- [EXERCISE INSTRUCTIONS]:
Wherever a line in the data below holds "matplotlib", copy that line.

- [RECORDS SUPPLIED]:
---
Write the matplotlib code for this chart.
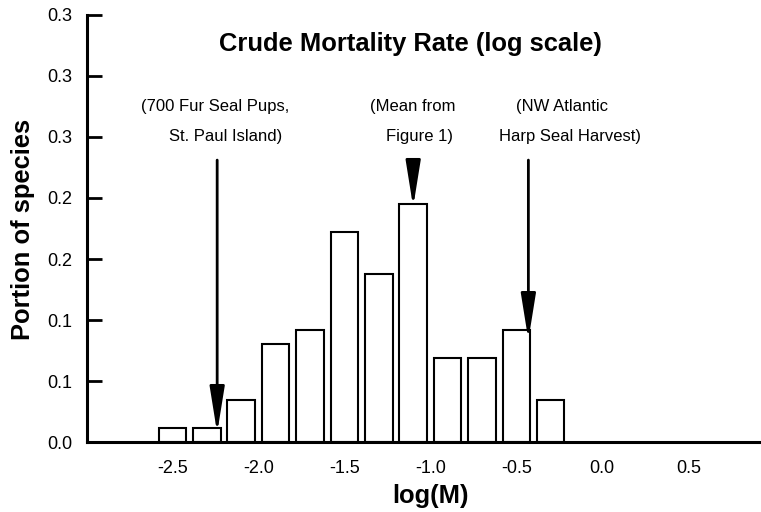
---
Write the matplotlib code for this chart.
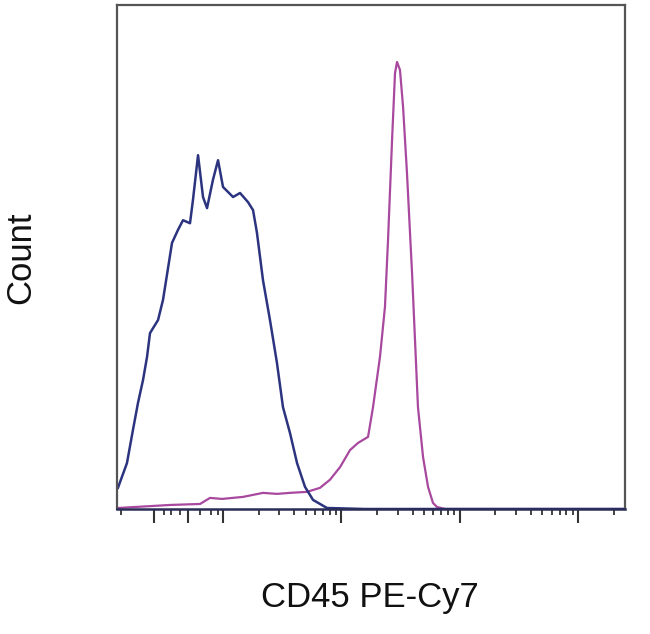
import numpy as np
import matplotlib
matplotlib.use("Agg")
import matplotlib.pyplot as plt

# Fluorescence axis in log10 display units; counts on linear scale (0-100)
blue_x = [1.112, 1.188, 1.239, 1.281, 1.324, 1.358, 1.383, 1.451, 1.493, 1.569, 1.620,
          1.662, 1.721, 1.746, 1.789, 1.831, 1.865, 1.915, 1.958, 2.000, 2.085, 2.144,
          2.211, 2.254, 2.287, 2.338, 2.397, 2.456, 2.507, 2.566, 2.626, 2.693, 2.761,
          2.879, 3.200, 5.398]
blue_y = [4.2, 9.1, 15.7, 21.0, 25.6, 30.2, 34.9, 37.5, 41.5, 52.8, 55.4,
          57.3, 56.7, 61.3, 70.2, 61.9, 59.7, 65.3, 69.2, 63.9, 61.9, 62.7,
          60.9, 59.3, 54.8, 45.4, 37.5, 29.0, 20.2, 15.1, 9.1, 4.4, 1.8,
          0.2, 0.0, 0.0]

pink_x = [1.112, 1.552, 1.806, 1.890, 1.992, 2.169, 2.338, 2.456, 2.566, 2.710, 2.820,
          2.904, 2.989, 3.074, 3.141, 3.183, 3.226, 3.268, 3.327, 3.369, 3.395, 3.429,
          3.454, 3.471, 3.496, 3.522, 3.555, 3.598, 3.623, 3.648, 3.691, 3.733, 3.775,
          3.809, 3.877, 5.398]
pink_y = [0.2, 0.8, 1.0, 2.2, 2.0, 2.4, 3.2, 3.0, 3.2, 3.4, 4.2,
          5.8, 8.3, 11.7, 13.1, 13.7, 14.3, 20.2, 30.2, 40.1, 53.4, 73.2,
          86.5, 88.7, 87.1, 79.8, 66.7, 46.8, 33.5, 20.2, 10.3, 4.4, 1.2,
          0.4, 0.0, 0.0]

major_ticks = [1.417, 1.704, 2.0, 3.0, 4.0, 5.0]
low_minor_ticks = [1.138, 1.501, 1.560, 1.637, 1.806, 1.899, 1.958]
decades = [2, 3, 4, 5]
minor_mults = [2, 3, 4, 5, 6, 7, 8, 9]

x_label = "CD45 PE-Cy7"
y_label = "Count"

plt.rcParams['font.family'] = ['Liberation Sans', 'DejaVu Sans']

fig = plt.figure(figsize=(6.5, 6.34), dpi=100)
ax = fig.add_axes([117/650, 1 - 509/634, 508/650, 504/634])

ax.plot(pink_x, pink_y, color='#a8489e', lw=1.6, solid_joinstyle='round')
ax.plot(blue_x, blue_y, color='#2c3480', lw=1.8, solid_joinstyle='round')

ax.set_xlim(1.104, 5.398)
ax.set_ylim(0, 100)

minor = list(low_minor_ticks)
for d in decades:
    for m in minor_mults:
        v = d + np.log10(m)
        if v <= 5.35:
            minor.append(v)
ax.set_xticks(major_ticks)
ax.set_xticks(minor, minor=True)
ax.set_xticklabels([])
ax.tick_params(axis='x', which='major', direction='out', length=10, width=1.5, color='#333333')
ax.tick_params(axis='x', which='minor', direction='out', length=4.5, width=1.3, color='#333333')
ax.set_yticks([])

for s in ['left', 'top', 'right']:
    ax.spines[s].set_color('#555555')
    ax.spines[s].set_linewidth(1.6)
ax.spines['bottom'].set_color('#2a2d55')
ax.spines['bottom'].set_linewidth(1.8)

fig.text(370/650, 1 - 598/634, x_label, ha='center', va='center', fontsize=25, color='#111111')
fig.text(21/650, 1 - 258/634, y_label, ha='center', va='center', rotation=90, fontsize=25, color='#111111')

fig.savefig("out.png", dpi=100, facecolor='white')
---
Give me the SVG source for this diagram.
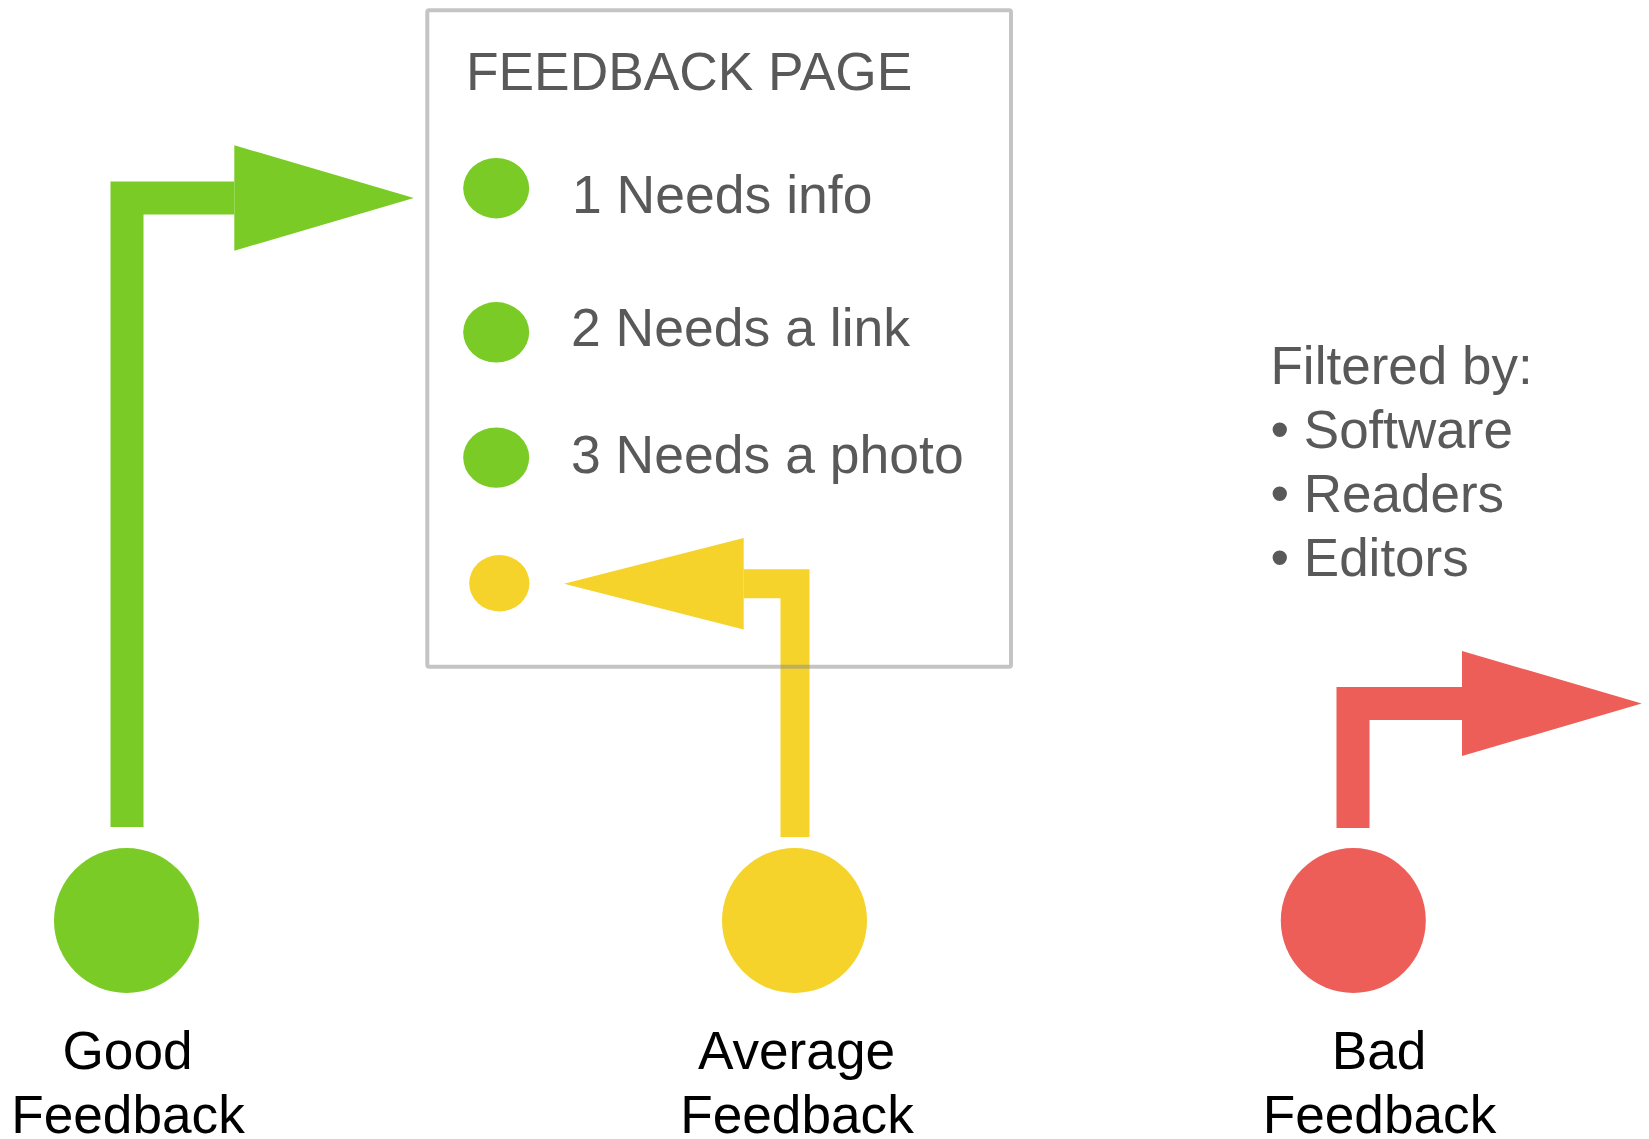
---
- [COMPLETE RESPONSE]:
Write the matplotlib code for this chart.
Write the matplotlib code for this chart.
import matplotlib
matplotlib.use("Agg")
import matplotlib.pyplot as plt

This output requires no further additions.